In my view, it is also important to develop an overall environment in the country in which one could feel one could thrive as an artist, so that gifted people would not get discouraged from the pursuit of art because they would not be able to provide for their living by practicing art.                 

And finally, I think art is in many ways about freedom, so the country has to learn to be open to the diversity of ways in which an artist might wish to express himself through the art he creates even when he questions and explores the world around him and challenges many elements in that world.  There is indeed a greater diversity in the current artistic field in Azerbaijan, including, for example, emerging installation work, which are fairly new to Azerbaijan, some cultural works; there are also increasingly more performance artists, like Ali Hasanov, who are gradually coming to light.  

AIW:   The government’s interest in mugham reflects, among other things, its effort to mould a post-Soviet model of Azerbaijani identity.  In that, mugham represents a key component.  Is there a way in which you believe art by Azerbaijani nationals could help in these efforts to craft a specifically Azerbaijani national identity?  
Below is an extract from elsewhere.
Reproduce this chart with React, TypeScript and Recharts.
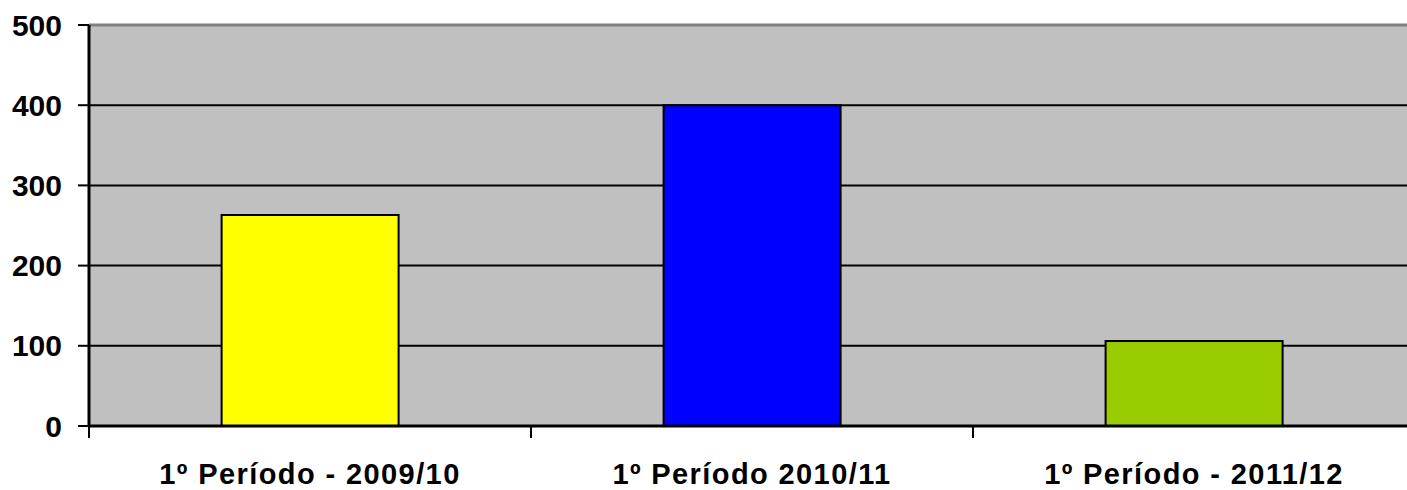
import { BarChart, Bar, XAxis, YAxis, CartesianGrid, ReferenceLine, Cell } from "recharts";

const periods = ["1º Período - 2009/10", "1º Período 2010/11", "1º Período - 2011/12"];
const totals = [263, 400, 106];
const barColors = ["#ffff00", "#0000ff", "#99cc00"];
const yTicks = [0, 100, 200, 300, 400, 500];

const data = periods.map((name, i) => ({ name, total: totals[i] }));

const font = { fontFamily: "'Liberation Sans', Arial, sans-serif", fontWeight: 700, fill: "#000" };
const LABEL_GAP = 37;

// category label plus a tick mark on the left edge of its band
function PeriodTick(props: any) {
  const { x, y, payload, width, visibleTicksCount } = props;
  const band = width / visibleTicksCount;
  const edge = x - band / 2;
  return (
    <g>
      <line x1={edge} x2={edge} y1={y - LABEL_GAP} y2={y - LABEL_GAP + 12} stroke="#000" strokeWidth={2} />
      <text x={x} y={y} dy="0.71em" textAnchor="middle" {...font} fontSize={29} letterSpacing={1.4}>
        {payload.value}
      </text>
    </g>
  );
}

export default function App() {
  return (
    <div style={{ position: "absolute", left: 0, top: 0, width: 1407, height: 490, overflow: "hidden" }}>
      <BarChart
        width={1415}
        height={490}
        data={data}
        margin={{ top: 25, right: 0, left: 0, bottom: 0 }}
        barCategoryGap="30%"
      >
        <CartesianGrid
          vertical={false}
          horizontalValues={[100, 200, 300, 400]}
          stroke="#000"
          strokeWidth={2}
          fill="#c0c0c0"
        />
        <ReferenceLine y={500} stroke="#808080" strokeWidth={3} />
        <XAxis
          dataKey="name"
          height={64}
          stroke="#000"
          strokeWidth={3}
          tickLine={false}
          tickSize={0}
          tickMargin={LABEL_GAP}
          interval={0}
          tick={<PeriodTick />}
        />
        <YAxis
          width={89}
          domain={[0, 500]}
          ticks={yTicks}
          tickSize={11}
          tickMargin={16}
          stroke="#000"
          strokeWidth={3}
          tickLine={{ stroke: "#000", strokeWidth: 2 }}
          tick={{ ...font, fontSize: 30 }}
        />
        <Bar dataKey="total" stroke="#000" strokeWidth={2} isAnimationActive={false}>
          {data.map((d, i) => (
            <Cell key={d.name} fill={barColors[i]} />
          ))}
        </Bar>
      </BarChart>
    </div>
  );
}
Aliyeva:  I am not sure.  I don’t think there is any specific school or trend in art that would explicitly embody Azerbaijan, or indeed any other nation for that matter.  There are certainly some elements in art that could give reference to one country or another or to one particular region, but it is hard to imagine one could “nationalize” the entire art, even if of one particular artist.  Perhaps, African art represents this kind of clearly ethnic form of art, and there has recently been an explosion of Chinese art, which is very strongly national in character.  But certainly with globalization progressing, efforts of “nationalization” of art will grow ever more challenging.